Tuesday, July 19, 2011

The Establishment Battles: WSJ's Subtle Warning to NYT

Wow, there is nothing like a major league establishmnet turf war.  As the Guardian-New York Times instigated attack on the Murdoch empire intensifies, the Wall Street Journal has come out swinging in defense of its parent. The swings have landed everywhere, on WSJ's former parent, on all of Fleet Street and directly at the New York Times.

In an editorial, WSJ landed this nasty punch against its former owners:
The prize for righteous hindsight goes to the online publication ProPublica for recording the well-fed regrets of the Bancroft family that sold Dow Jones to News Corp. at a 67% market premium in 2007. The Bancrofts were admirable owners in many ways, but at the end of their ownership their appetite for dividends meant that little cash remained to invest in journalism. We shudder to think what the Journal would look like today without the sale to News Corp.
On Monday, Lew Rockwell filled us in on the truth about Murdoch hacker "scandal":
 ... this is not unusual wrongdoing suddenly discovered. It is one part of the establishment destroying another.
In the heat of the attack on the Murdoch empire, WSJ in its editorial has chosen to confirm what Rockwell explained to us. The editorial states:
It is also worth noting the irony of so much moral outrage devoted to a single media company, when British tabloids have been known for decades for buying scoops and digging up dirt on the famous. Fleet Street in general has long had a well-earned global reputation for the blind-quote, single-sourced story that may or may not be true....The British politicians now bemoaning media influence over politics are also the same statesmen who have long coveted media support. The idea that the BBC and the Guardian newspaper aren't attempting to influence public affairs, and don't skew their coverage to do so, can't stand a day's scrutiny.
The WSJ editorial closes with a subtle warning shot against the NYT, who had reporters digging up dirt on the Murdoch empire for months before breaking the stories that launched the current wave of intense scrriutiny of Murdoch operations:
The last time the liberal press demanded a media prosecutor, it was to probe the late conservative columnist Robert Novak in pursuit of White House aide Scooter Libby. But the effort soon engulfed a reporter for the New York Times, which had led the posse to hang Novak and his sources. Do our media brethren really want to invite Congress and prosecutors to regulate how journalists gather the news?

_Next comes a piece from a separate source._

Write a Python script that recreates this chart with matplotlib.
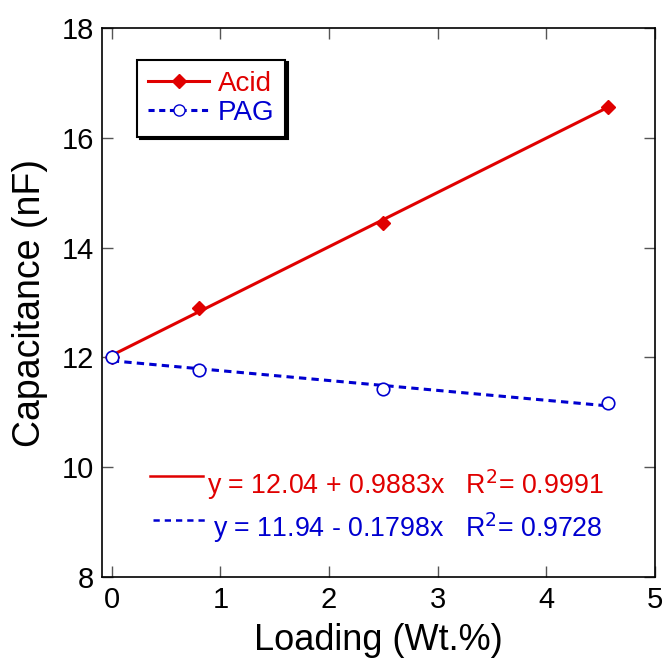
import numpy as np
import matplotlib
matplotlib.use("Agg")
import matplotlib.pyplot as plt
from matplotlib.lines import Line2D

plt.rcParams["font.family"] = ["Liberation Sans", "DejaVu Sans"]

# data
loading = [0.0, 0.8, 2.5, 4.57]
acid = [12.0, 12.9, 14.45, 16.56]
pag = [12.0, 11.77, 11.43, 11.17]

acid_fit = (12.04, 0.9883)
pag_fit = (11.94, -0.1798)
acid_eq = "y = 12.04 + 0.9883x   R$^{2}$= 0.9991"
pag_eq = "y = 11.94 - 0.1798x   R$^{2}$= 0.9728"

red = "#e00000"
blue = "#0000d0"

fig = plt.figure(figsize=(6.67, 6.62), dpi=100)
ax = fig.add_axes([0.153, 0.128, 0.829, 0.830])

xs = np.array([loading[0], loading[-1]])
ax.plot(xs, acid_fit[0] + acid_fit[1] * xs, color=red, lw=2.2)
ax.plot(xs, pag_fit[0] + pag_fit[1] * xs, color=blue, lw=2.2, ls=(0, (2.4, 1.7)))
ax.plot(loading, acid, ls="none", marker="D", ms=7, color=red)
ax.plot(loading, pag, ls="none", marker="o", ms=9, mfc="white", mec=blue, mew=1.2)

ax.set_xlim(-0.09, 5)
ax.set_ylim(8, 18)
ax.set_xticks(range(0, 6))
ax.set_yticks(range(8, 19, 2))
ax.tick_params(direction="in", top=True, right=True, length=8, width=1,
               labelsize=21, pad=6, color="#555555")
for s in ax.spines.values():
    s.set_linewidth(1.2)

ax.set_xlabel("Loading (Wt.%)", fontsize=26)
ax.xaxis.label.set_va("baseline")
ax.xaxis.set_label_coords(0.5, -0.132, transform=ax.transAxes)
ax.set_ylabel("Capacitance (nF)", fontsize=27)
ax.yaxis.set_label_coords(-0.098, 0.5, transform=ax.transAxes)

handles = [
    Line2D([], [], color=red, lw=2.2, marker="D", ms=7),
    Line2D([], [], color=blue, lw=2.2, ls=(0, (2, 1.5)), marker="o", ms=8,
           mfc="white", mec=blue),
]
leg = ax.legend(handles, ["Acid", "PAG"], loc="upper left",
                bbox_to_anchor=(0.063, 0.942), borderaxespad=0, fontsize=20,
                handlelength=2.2, handletextpad=0.3, labelspacing=0.1,
                borderpad=0.4, fancybox=False, edgecolor="black",
                framealpha=1, shadow={"color": "black", "alpha": 1})
leg.get_frame().set_linewidth(1.5)
for t, c in zip(leg.get_texts(), [red, blue]):
    t.set_color(c)

ax.plot([0.087, 0.183], [0.184, 0.184], color=red, lw=1.8, transform=ax.transAxes)
ax.text(0.19, 0.168, acid_eq, color=red, fontsize=19.3, va="center", transform=ax.transAxes)
ax.plot([0.092, 0.188], [0.104, 0.104], color=blue, lw=1.8, ls=(0, (2.5, 2)),
        transform=ax.transAxes)
ax.text(0.2, 0.091, pag_eq, color=blue, fontsize=19.3, va="center", transform=ax.transAxes)

fig.savefig("out.png", dpi=100)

  1. There is nothing quite like having the openly slanted and historically dishonest NYT lead a charge on journalism integrity, but, I don't blame them for going on the attack. Their readers expect it and it should provide some good copy that maybe will help them with their anemic bottom line.

  2. Heh. And it was The Guardian who double crossed Julian Assange and printed leaked police reports of his case, recall?

    Oh my.

    One set of scoundrels pointing the finger at another.

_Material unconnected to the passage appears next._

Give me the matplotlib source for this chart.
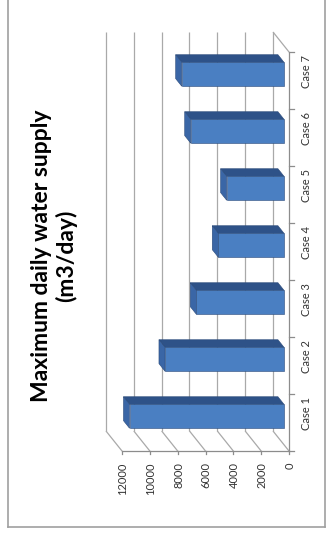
import matplotlib
matplotlib.use("Agg")
import matplotlib.pyplot as plt
from matplotlib.patches import Polygon
from matplotlib.lines import Line2D

# Data
categories = ["Case 1", "Case 2", "Case 3", "Case 4", "Case 5", "Case 6", "Case 7"]
supply = [11100, 8550, 6300, 4720, 4120, 6700, 7350]
value_ticks = [0, 2000, 4000, 6000, 8000, 10000, 12000]
title = "Maximum daily water supply\n(m3/day)"

W, H, DPI = 327, 540, 100
fig = plt.figure(figsize=(W / DPI, H / DPI), dpi=DPI)
fig.patch.set_facecolor("white")

ax = fig.add_axes([0, 0, 1, 1])
ax.set_axis_off()
# value axis runs right-to-left, categories bottom-to-top
ax.set_xlim(20766, -2730)
ax.set_ylim(-1.561, 7.912)

# oblique depth offset (back of the box) in data units
DV, DC = 1150.0, 0.351
n = len(categories)
vmax = value_ticks[-1]


def P(v, c, d):
    return (v + d * DV, c + d * DC)


grid_kw = dict(color="#a9a9a9", lw=0.9, zorder=1, solid_capstyle="butt")

# back wall gridlines
for t in value_ticks:
    x0, y0 = P(t, 0, 1)
    x1, y1 = P(t, n, 1)
    ax.plot([x0, x1], [y0, y1], **grid_kw)
    # side wall gridlines
    xa, ya = P(t, 0, 0)
    ax.plot([xa, x0], [ya, y0], **grid_kw)

# floor far edge
xa, ya = P(0, n, 0)
xb, yb = P(0, n, 1)
ax.plot([xa, xb], [ya, yb], **grid_kw)

# front value axis and category axis
axis_kw = dict(color="#8c8c8c", lw=0.9, zorder=2)
xa, ya = P(0, 0, 0)
xb, yb = P(vmax, 0, 0)
ax.plot([xa, xb], [ya, yb], **axis_kw)
xc, yc = P(0, n, 0)
ax.plot([xa, xc], [ya, yc], **axis_kw)

# ticks
for t in value_ticks:
    ax.plot([t, t], [0, -0.06], **axis_kw)
    ax.text(t - 60, -0.2, f"{t}", rotation=90, ha="center", va="top",
            fontsize=8, family="Lato", color="#333333")
for i in range(n + 1):
    ax.plot([0, -330], [i, i], **axis_kw)
for i, lab in enumerate(categories):
    ax.text(-1290, i + 0.5 + 0.16, lab, rotation=90, ha="center", va="center",
            fontsize=8, family="Lato", color="#333333")

# 3D bars
front_col = "#4a7fc2"
side_col = "#2e5288"
end_col = "#3a66a6"
edge_col = "#2a4a7a"
bw = 0.42
d0, d1 = 0.31, 0.69
for i, val in enumerate(supply):
    cb = i + 0.5 - bw / 2
    ct = i + 0.5 + bw / 2
    side = [P(0, ct, d0), P(val, ct, d0), P(val, ct, d1), P(0, ct, d1)]
    end = [P(val, cb, d0), P(val, ct, d0), P(val, ct, d1), P(val, cb, d1)]
    front = [P(0, cb, d0), P(val, cb, d0), P(val, ct, d0), P(0, ct, d0)]
    ax.add_patch(Polygon(side, closed=True, fc=side_col, ec=edge_col, lw=0.4, zorder=5))
    ax.add_patch(Polygon(end, closed=True, fc=end_col, ec=edge_col, lw=0.4, zorder=5))
    ax.add_patch(Polygon(front, closed=True, fc=front_col, ec=edge_col, lw=0.4, zorder=6))

# title
fig.text(54 / W, 1 - 256 / H, title, rotation=90, ha="center", va="center",
         fontsize=16.5, fontweight="bold", family="Lato", color="black",
         multialignment="center", linespacing=1.2)

# chart frame
frame_kw = dict(color="#a0a0a0", lw=1.2, transform=fig.transFigure)
fig.add_artist(Line2D([8 / W, 8 / W], [1, 1 - 527 / H], **frame_kw))
fig.add_artist(Line2D([8 / W, 325 / W], [1 - 527 / H, 1 - 527 / H], **frame_kw))
fig.add_artist(Line2D([325 / W, 325 / W], [1 - 527 / H, 1], **frame_kw))

fig.savefig("out.png", dpi=DPI, facecolor="white")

  3. "Do our media brethren really want to invite Congress and prosecutors to regulate how journalists gather the news?"

    An affair that creates such outcry as to demand new regulatory powers that ensnare thousands of independent bloggers and journalist? The, "problem, reaction, solution," formula comes through for the establishment again.

    This episode wreaks like so much tainted spinach and the food "safety" legislation that follows.

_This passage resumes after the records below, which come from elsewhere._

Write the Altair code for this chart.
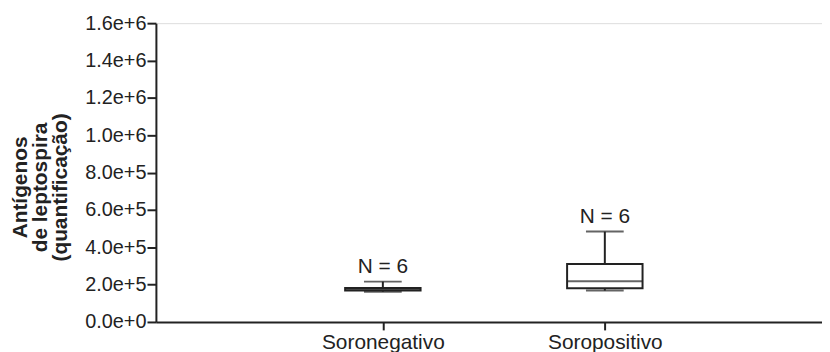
import altair as alt
import pandas as pd

groups = ["Soronegativo", "Soropositivo"]
positions = [1, 2]
mins = [162000, 168000]
q1s = [168000, 181000]
medians = [174000, 218000]
q3s = [182000, 310000]
maxs = [216000, 484000]
n_labels = ["N = 6", "N = 6"]

y_ticks = [0, 200000, 400000, 600000, 800000, 1000000, 1200000, 1400000, 1600000]
y_title = ["Antígenos", "de leptospira", "(quantificação)"]

df = pd.DataFrame({
    "group": groups, "pos": positions, "min": mins, "q1": q1s,
    "median": medians, "q3": q3s, "max": maxs, "n": n_labels,
})

INK = "#222222"
FONT = "Liberation Sans"

label_expr = " : ".join(
    [f"datum.value == {p} ? '{g}'" for p, g in zip(positions, groups)]
) + " : ''"

x_axis = alt.Axis(
    values=positions, labelExpr=label_expr, title=None, grid=False,
    domainColor=INK, domainWidth=2, tickColor=INK, tickWidth=2, tickSize=8,
    labelFontSize=21, labelColor=INK, labelPadding=2, labelFont=FONT,
    labelOverlap=False, labelFlush=False,
)
xscale = alt.Scale(domain=[0, 2.956], nice=False, zero=False)

y_axis = alt.Axis(
    values=y_ticks, tickCount=9, format=".1e", title=y_title, grid=False,
    domainColor=INK, domainWidth=2, tickColor=INK, tickWidth=2, tickSize=9,
    labelFontSize=20, labelColor=INK, labelPadding=1, labelFont=FONT,
    labelOverlap=False, labelFlush=False, labelBound=False,
    titleFontSize=21, titleFontWeight="bold", titleColor=INK, titleFont=FONT,
    titleLineHeight=20, titleAngle=270, titleAlign="center", titleBaseline="middle",
    titleX=-136, titleY=165,
)
yscale = alt.Scale(domain=[0, 1600000], nice=False)


def X():
    return alt.X("pos:Q", scale=xscale, axis=x_axis)


def Y(field):
    return alt.Y(f"{field}:Q", scale=yscale, axis=y_axis)


base = alt.Chart(df)

upper = base.mark_rule(color=INK, strokeWidth=2).encode(
    x=X(), y=Y("q3"), y2="max:Q")
lower = base.mark_rule(color=INK, strokeWidth=2).encode(
    x=X(), y=Y("min"), y2="q1:Q")
box = base.mark_bar(size=76, fill="white", stroke=INK, strokeWidth=2).encode(
    x=X(), y=Y("q1"), y2="q3:Q")
med = base.mark_tick(orient="horizontal", size=76, thickness=2, color=INK).encode(
    x=X(), y=Y("median"))
cap_hi = base.mark_tick(orient="horizontal", size=38, thickness=2, color=INK).encode(
    x=X(), y=Y("max"))
cap_lo = base.mark_tick(orient="horizontal", size=38, thickness=2, color=INK).encode(
    x=X(), y=Y("min"))
ntext = base.mark_text(dy=-15, fontSize=21, color=INK, font=FONT, baseline="middle").encode(
    x=X(), y=Y("max"), text="n:N")

chart = alt.layer(upper, lower, box, med, cap_hi, cap_lo, ntext).properties(
    width=671, height=301, autosize="none",
    padding={"left": 149, "top": 14, "right": 0, "bottom": 30},
).configure_view(stroke=None).configure(font=FONT)

chart.save("out.html", embed_options={"renderer": "svg", "actions": False})
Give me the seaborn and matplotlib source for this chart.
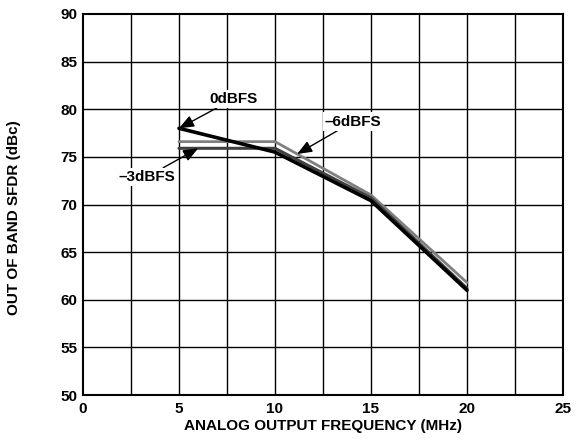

  4. "Do our media brethren really want to invite Congress and prosecutors to regulate how journalists gather the news?"

    When BHO is running for his second term. The White House wants as much power as they can get to muzzle the media. This is just the beginning of the regulating of media who are against BHO.

    You'll notice Holder picks and selects what is to their benefit. Unlike the "Black Panthers" at the voting polls, which nothing was ever done.

  5. This is all utter nonsense. After 60 years in the news business, I know all good stories come with "privileged info" or else there would be no story. The whole business of journals, from their inception, is to "out" the facts so the reader can know what is happening on the inside, not what is promoted to obscure the real truth. This is what is called Freedom of the Press. That it may violate someone's privacy is of no mind if that someone is meddling with others and their lives. Our American law advocates that the public has the right to know and has coded it in the Freedom of Information laws and regs passed by all our governing groups. If it must be known, it will be known, by hook or crook! The writer, as an individual, has the right to express concerns and reasons for them using any or all sources, no matter how it disturbs those involved. That is called the Responsibility of the Press and in short supply these days when the Press sells out to one ideologue over another!

    The uproar over phone tapping, etc. is a false cry and looks to be the first move in closing down the Press worldwide, a prerequisite for the new global government which will not and cannot govern us all for a long time and you can guess what that means to all of us!

  6. Brava, Alice!

    The elites want to shut down "uncensored" information, so their editors and owners can "massage the message" until only a glimmer of the truth remains.

    Please keep posting here- you sound like you have some fascinating insights to share with the class!